According to Fuller, budget re-prioritization is probably overdue for most CCCU schools.

“I see this as, in many ways, institutions making healthy choices to do things that they maybe should have done have couple years ago,” he said. “But now they don’t have any choice, they have to do it.”

The delay may not be the worst thing, according to Fuller. It’s important for schools to take time when making these decisions and really evaluate the programs they’re considering cutting or adding. Sometimes they will add a new program and that will cost money, but not attract enough new students. Other times they’ll cut a program that didn’t seem to drive enrollments, only to find out too late that it was critical to retention.

Crisis in the Christian Humanities

The stakes are higher than that, though, according to Joe Creech, director of the Lilly Fellows Program at Valparaiso University, which includes a network of about 100 church-related colleges and universities. As schools make changes to survive, they may lose the very thing that made them special.

“An institution that cuts its humanities or liberal arts can certainly be a good Christian flight school or truck driving school and be deeply Christian,” Creech said, “but it’s not doing liberal arts education.”

The humanities are integral to the identity of many CCCU institutions. Christian liberal arts exist to give students a different set of intellectual tools—not just to prepare them for a job, but to open up deep questions of the soul.

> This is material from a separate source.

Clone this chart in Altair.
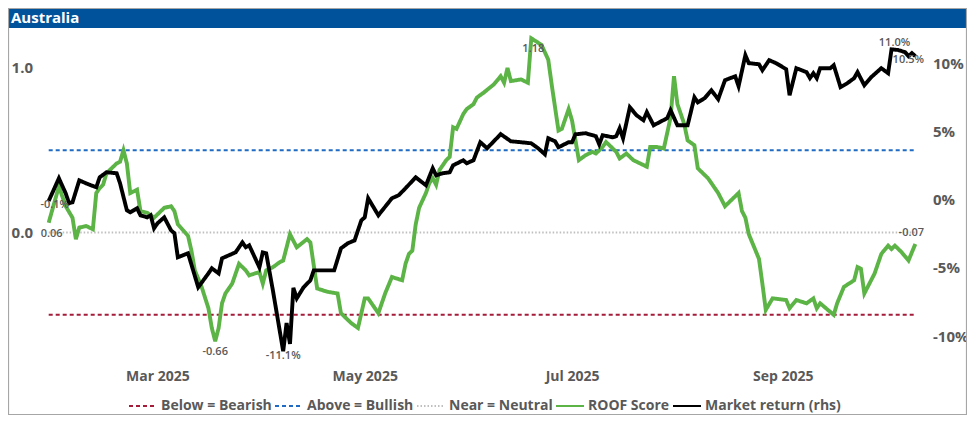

“The tools of theology, the tools of Christian worship are the tools of the humanities,” Creech said.

To many students, though, and to many colleges, humanities programs may seem like a luxury they cannot afford. Simpson decided it would have to cut Spanish and its undergraduate program for theology and ministry. If students are especially interested in the subject, they can choose a five-year theology program that will give them graduate credits.

Many CCCU school administrators are feeling a moment of reprieve right now because COVID-19 hasn’t had the immediate negative impact on enrollment that many feared.

Early reports suggested that 2020 enrollment deposits at CCCU schools who are part of NACCAP are at about 97 percent of 2019 rates, Fuller said, based on an analysis of NACCAP data.

The Demographic Cliff

The long-term prognosis still looks pretty grim, though. In a few short years, schools are facing what some experts are calling “the demographic cliff.” America’s low birthrates declined with the economic crisis in 2008 and haven’t gone up again since. This means than in 2025 or 2026, there will be fewer college-bound students. The effects will likely vary by region and institution, but experts predict that most schools can expect to see a 10 to 15 percent drop in enrollments.

For small Christian institutions, that will be hard to survive. Schools like Simpson say they are doing what they can be ready and taking things one step at a time.

At least for now, the cuts and subtractions at Simpson seem to have worked. Enrollment is up. The school successfully renewed its accreditation. Hall is feeling encouraged. But everyone knows the university’s future isn’t certain, he said.

“One day, in the midst of our doing everything we can in a Christ-centered context, if there is no longer a need for Simpson,” he said. “We’ll figure that’s God’s gig.”